Debemos hacer una protesta interna continua contra esta situación.
Sólo
con este estado mental podemos ser verdaderos soldados de Cristo Rey.
Creo
que esta es una manera sentimental y liberal para no ver la realidad y el
verdadero tomento que Cristo está sufriendo por la negación de su realeza que
está ocurriendo allí en esa sala. La realidad es bastante diferente de lo que
el sentimental católico está pensando. Aunque es bueno tener un crucifijo allí,
todo el sistema del derecho y de la justicia de nuestro país hace caso omiso de
Jesucristo. Por tanto, el choque de ese remanente de un viejo orden, con el
laicismo que domina la ley y los sistemas de justicia actuales, hace una
afrenta a nuestro Señor.
Por
lo tanto, el verdadero y fiel vasallo de Cristo Rey, el verdadero guerrero de
Cristo Rey, debe constantemente mantener una plena noción de lo que está
sucediendo a su alrededor, viendo y lamentando todo lo que niega la realeza de
nuestro Señor.

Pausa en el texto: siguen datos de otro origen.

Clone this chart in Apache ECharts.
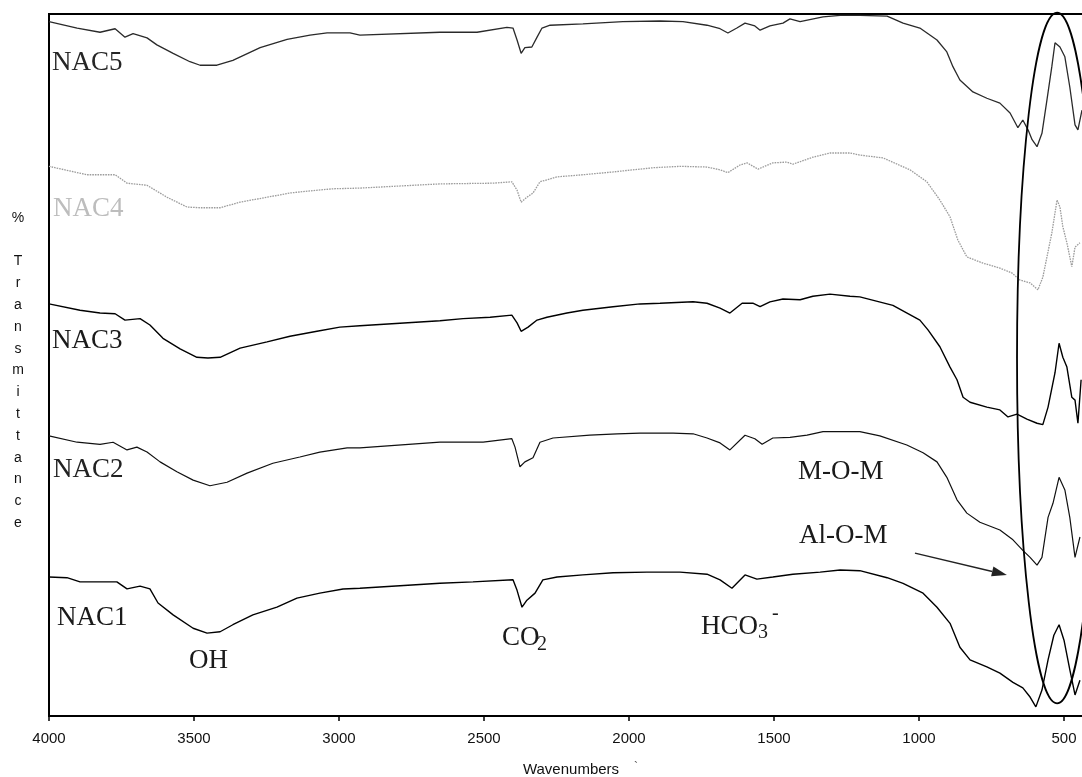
<!DOCTYPE html>
<html>
<head>
<meta charset="utf-8">
<script src="https://cdn.jsdelivr.net/npm/echarts@6/dist/echarts.min.js"></script>
<style>
  html, body { margin: 0; padding: 0; background: #fff; }
  #chart { width: 1082px; height: 777px; }
</style>
</head>
<body>
<div id="chart"></div>
<script>
// FTIR spectra of the NAC samples, stacked (offset % transmittance), wavenumber in cm-1.
const xTicks = [4000, 3500, 3000, 2500, 2000, 1500, 1000, 500];

const nac5 = [
  [4000, 98.9], [3903, 98.0], [3824, 97.4], [3772, 97.9], [3738, 96.7], [3710, 97.2],
  [3662, 96.6], [3628, 95.6], [3572, 94.4], [3514, 93.2], [3479, 92.7], [3421, 92.7],
  [3366, 93.4], [3272, 95.2], [3179, 96.4], [3100, 97.0], [3041, 97.3], [2962, 97.3],
  [2928, 97.0], [2652, 97.4], [2524, 97.4], [2421, 98.1], [2400, 98.0], [2386, 96.3],
  [2372, 94.4], [2359, 95.2], [2335, 95.3], [2317, 96.7], [2300, 98.0], [2272, 98.4],
  [2159, 98.6], [2021, 98.9], [1893, 99.0], [1814, 98.9], [1731, 98.4], [1686, 97.9],
  [1659, 97.3], [1628, 98.0], [1600, 98.7], [1566, 98.3], [1548, 97.7], [1514, 98.3],
  [1469, 98.7], [1445, 99.3], [1410, 98.9], [1331, 99.6], [1272, 99.8], [1204, 99.8],
  [1110, 99.7], [1055, 98.7], [997, 98.0], [938, 96.3], [904, 94.6], [883, 92.5],
  [859, 90.6], [814, 88.9], [766, 88.0], [721, 87.3], [686, 85.9], [659, 83.8],
  [642, 84.9], [624, 83.5], [610, 82.1], [593, 81.1], [576, 83.0], [559, 87.7],
  [542, 92.5], [531, 95.9], [514, 95.3], [497, 93.9], [480, 89.6], [462, 84.2],
  [452, 83.5], [438, 86.3]
];

const nac4 = [
  [4000, 78.3], [3869, 77.1], [3772, 77.1], [3731, 75.9], [3662, 75.6], [3593, 73.9],
  [3524, 72.5], [3479, 72.4], [3410, 72.4], [3341, 73.2], [3248, 73.9], [3169, 74.5],
  [3100, 74.8], [3021, 75.1], [2928, 75.2], [2652, 75.8], [2469, 75.9], [2404, 76.1],
  [2386, 74.9], [2372, 73.2], [2352, 73.9], [2331, 74.5], [2307, 76.1], [2248, 76.8],
  [2159, 77.1], [2055, 77.5], [1917, 78.1], [1824, 78.3], [1731, 78.2], [1686, 77.8],
  [1659, 77.4], [1617, 78.5], [1593, 78.8], [1555, 77.9], [1504, 78.8], [1455, 78.9],
  [1435, 78.6], [1366, 79.6], [1307, 80.2], [1238, 80.2], [1204, 79.9], [1124, 79.5],
  [1031, 77.8], [973, 76.1], [928, 73.5], [893, 71.1], [866, 67.8], [835, 65.4],
  [779, 64.5], [721, 63.8], [679, 63.1], [652, 62.1], [617, 61.7], [590, 60.7],
  [573, 62.5], [542, 68.8], [524, 73.5], [514, 72.5], [504, 69.7], [490, 67.4],
  [473, 64.0], [462, 66.8], [445, 67.4]
];

const nac3 = [
  [4000, 58.7], [3893, 57.8], [3824, 57.4], [3772, 57.3], [3738, 56.4], [3686, 56.6],
  [3652, 55.7], [3607, 53.8], [3548, 52.3], [3490, 51.1], [3452, 51.0], [3410, 51.1],
  [3341, 52.4], [3248, 53.3], [3169, 54.1], [3076, 54.8], [2997, 55.4], [2928, 55.6],
  [2652, 56.3], [2572, 56.6], [2479, 56.8], [2404, 57.1], [2386, 56.0], [2372, 54.8],
  [2348, 55.4], [2317, 56.4], [2283, 56.8], [2214, 57.4], [2159, 57.8], [2055, 58.3],
  [1962, 58.7], [1893, 58.8], [1779, 59.0], [1731, 58.8], [1686, 58.1], [1652, 57.4],
  [1610, 58.8], [1573, 58.8], [1548, 58.3], [1514, 59.0], [1469, 59.4], [1410, 59.3],
  [1366, 59.8], [1307, 60.1], [1238, 59.8], [1204, 59.7], [1090, 58.5], [997, 56.4],
  [969, 55.0], [928, 52.6], [893, 49.7], [869, 47.9], [848, 45.4], [824, 44.7],
  [766, 44.0], [721, 43.6], [693, 42.6], [662, 43.0], [628, 42.3], [593, 41.7],
  [573, 41.5], [555, 44.0], [531, 48.9], [517, 53.1], [504, 51.1], [490, 49.7],
  [473, 45.4], [462, 45.0], [452, 41.7], [441, 47.9]
];

const nac2 = [
  [4000, 39.9], [3903, 39.0], [3824, 38.7], [3779, 39.0], [3731, 37.9], [3697, 38.3],
  [3662, 37.6], [3617, 36.2], [3559, 34.8], [3503, 33.6], [3445, 32.8], [3386, 33.3],
  [3317, 34.6], [3228, 36.0], [3135, 36.9], [3066, 37.6], [2972, 38.2], [2928, 38.2],
  [2652, 39.0], [2503, 39.0], [2404, 39.5], [2393, 38.3], [2376, 35.5], [2359, 36.2],
  [2331, 36.8], [2307, 39.0], [2262, 39.6], [2135, 40.0], [2041, 40.2], [1962, 40.3],
  [1848, 40.3], [1779, 40.2], [1731, 39.6], [1686, 38.9], [1652, 37.9], [1600, 40.0],
  [1566, 39.5], [1541, 38.7], [1504, 39.6], [1445, 39.7], [1386, 40.0], [1331, 40.5],
  [1272, 40.5], [1204, 40.5], [1135, 39.9], [1042, 38.6], [986, 37.5], [938, 36.2],
  [904, 34.0], [869, 30.8], [835, 28.9], [790, 27.6], [721, 26.5], [676, 25.1],
  [642, 23.6], [617, 22.6], [593, 21.5], [576, 22.6], [555, 28.3], [538, 30.3],
  [517, 34.0], [497, 32.2], [480, 28.3], [462, 22.6], [445, 25.5]
];

const nac1 = [
  [4000, 19.8], [3938, 19.7], [3893, 19.1], [3824, 19.1], [3766, 19.1], [3731, 18.1],
  [3686, 18.5], [3652, 18.1], [3624, 16.1], [3572, 14.4], [3503, 12.5], [3455, 11.8],
  [3410, 12.0], [3366, 13.0], [3297, 14.4], [3214, 15.5], [3145, 16.8], [3066, 17.5],
  [2986, 18.1], [2928, 18.2], [2652, 18.9], [2538, 19.1], [2400, 19.4], [2386, 17.9],
  [2369, 15.5], [2352, 16.5], [2324, 17.5], [2297, 19.4], [2248, 19.8], [2159, 20.1],
  [2055, 20.4], [1938, 20.5], [1824, 20.5], [1731, 20.2], [1686, 19.4], [1645, 18.2],
  [1600, 20.1], [1559, 19.5], [1504, 19.8], [1435, 20.2], [1341, 20.5], [1272, 20.8],
  [1204, 20.7], [1110, 19.7], [1055, 18.9], [986, 17.5], [938, 15.5], [893, 13.2],
  [859, 9.8], [824, 8.0], [766, 7.0], [721, 6.1], [676, 4.8], [642, 4.0],
  [617, 2.7], [597, 1.3], [576, 3.7], [555, 8.0], [535, 11.5], [517, 13.0],
  [500, 10.8], [480, 6.6], [462, 3.0], [445, 5.1]
];

// Ellipse around the metal-oxygen bands: centre [wavenumber, value], radii [cm-1, value]
const ellipseCenter = [524, 51.0];
const ellipseRadius = [138, 49.2];
// Arrow pointing at the Al-O-M band: from / to
const arrowFrom = [1014, 23.2];
const arrowTo = [697, 20.1];

const serif = '"Liberation Serif", "Times New Roman", serif';
const sans = '"Liberation Sans", Arial, sans-serif';

const traces = [
  { name: 'NAC5', data: nac5, color: '#2a2a2a', width: 1.3, type: 'solid' },
  { name: 'NAC4', data: nac4, color: '#9c9c9c', width: 1.3, type: [1.6, 1] },
  { name: 'NAC3', data: nac3, color: '#000', width: 1.4, type: 'solid' },
  { name: 'NAC2', data: nac2, color: '#111', width: 1.2, type: 'solid' },
  { name: 'NAC1', data: nac1, color: '#000', width: 1.4, type: 'solid' }
];

const chart = echarts.init(document.getElementById('chart'), null, { renderer: 'canvas' });

chart.setOption({
  animation: false,
  backgroundColor: '#fff',
  grid: {
    left: 49, right: -11, top: 14, bottom: 61,
    outerBoundsMode: 'none', containLabel: false,
    show: true, borderColor: '#000', borderWidth: 2
  },
  xAxis: {
    type: 'value', inverse: true, min: 400, max: 4000,
    name: 'Wavenumbers', nameLocation: 'middle', nameGap: 46,
    nameTextStyle: { fontFamily: sans, fontSize: 15, color: '#111' },
    splitLine: { show: false },
    axisLine: { lineStyle: { color: '#000', width: 2 } },
    axisTick: { customValues: xTicks, length: 5, lineStyle: { color: '#000', width: 1.5 } },
    axisLabel: {
      customValues: xTicks, margin: 15, fontFamily: sans, fontSize: 15, color: '#111',
      formatter: v => String(v)
    }
  },
  yAxis: { type: 'value', min: 0, max: 100, show: false, splitLine: { show: false } },
  series: traces.map(t => ({
    name: t.name, type: 'line', data: t.data, showSymbol: false, symbol: 'none',
    lineStyle: { color: t.color, width: t.width, type: t.type }
  }))
});

// Annotations placed through the chart's own coordinate conversion
const toPx = p => chart.convertToPixel({ gridIndex: 0 }, p);
const c = toPx(ellipseCenter);
const ex = toPx([ellipseCenter[0] - ellipseRadius[0], ellipseCenter[1]]);
const ey = toPx([ellipseCenter[0], ellipseCenter[1] + ellipseRadius[1]]);
const rx = Math.abs(ex[0] - c[0]);
const ry = Math.abs(ey[1] - c[1]);

const a0 = toPx(arrowFrom);
const a1 = toPx(arrowTo);
const ang = Math.atan2(a1[1] - a0[1], a1[0] - a0[0]);
const headLen = 15, headHalf = 5;
const hb = [a1[0] - headLen * Math.cos(ang), a1[1] - headLen * Math.sin(ang)];
const head = [
  a1,
  [hb[0] + headHalf * Math.sin(ang), hb[1] - headHalf * Math.cos(ang)],
  [hb[0] - headHalf * Math.sin(ang), hb[1] + headHalf * Math.cos(ang)]
];

function label(text, x, y, opts) {
  return {
    type: 'text', x: x, y: y, z: 10,
    style: Object.assign({
      text: text, font: '27px ' + serif, fill: '#1a1a1a',
      align: 'left', verticalAlign: 'middle', textAlign: 'left', textVerticalAlign: 'middle'
    }, opts || {})
  };
}

const yTitle = ['%', ' ', 'T', 'r', 'a', 'n', 's', 'm', 'i', 't', 't', 'a', 'n', 'c', 'e'];

chart.setOption({
  graphic: [
    {
      type: 'ellipse', z: 5,
      shape: { cx: c[0], cy: c[1], rx: rx, ry: ry },
      style: { fill: 'none', stroke: '#000', lineWidth: 1.8 }
    },
    {
      type: 'line', z: 5,
      shape: { x1: a0[0], y1: a0[1], x2: hb[0], y2: hb[1] },
      style: { stroke: '#222', lineWidth: 1.5 }
    },
    {
      type: 'polygon', z: 5,
      shape: { points: head },
      style: { fill: '#222' }
    },
    label('NAC5', 52, 63, { fill: '#262626' }),
    label('NAC4', 53, 209, { fill: '#bdbdbd' }),
    label('NAC3', 52, 341),
    label('NAC2', 53, 470, { fill: '#222' }),
    label('NAC1', 57, 618),
    label('OH', 189, 661),
    label('CO', 502, 638),
    label('2', 537, 645, { font: '20px ' + serif }),
    label('HCO', 701, 627),
    label('3', 758, 633, { font: '20px ' + serif }),
    label('-', 772, 614, { font: '20px ' + serif }),
    label('M-O-M', 798, 472),
    label('Al-O-M', 799, 536),
    label('`', 634, 768, { font: '12px ' + sans, fill: '#555' }),
    {
      type: 'text', x: 18, y: 207, z: 10,
      style: {
        text: yTitle.join('\n'), font: '14px ' + sans, fill: '#111', lineHeight: 21.8,
        align: 'center', verticalAlign: 'top', textAlign: 'center', textVerticalAlign: 'top'
      }
    }
  ]
});
</script>
</body>
</html>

Es inútil sólo tener ideas abstractas genéricas si no se aplican
a las situaciones prácticas de la vida.
Un
católico que no asume una actitud de tristeza y amargura cuando ve la realeza
de nuestro Señor siendo negada hoy no es un verdadero soldado de Cristo Rey.
Debemos estar constantemente tomando esta actitud de amarga tristeza al ver los
derechos de nuestro Señor negados a nuestro alrededor. No debería ser una cosa
estéril, académica, sino una indignación viril que prepara un contrataque para
poner las cosas en su orden correcto tan pronto como sea posible.
Al
adoptar esta condición de personas en el exilio, debemos orar a nuestro Señor,
pidiéndole que nos permita restaurar su Reino en la tierra de la manera más
auténtica y elevada, es decir, a través de la realeza de la nuestra Señora. Es
el reino de María que aparece en el horizonte.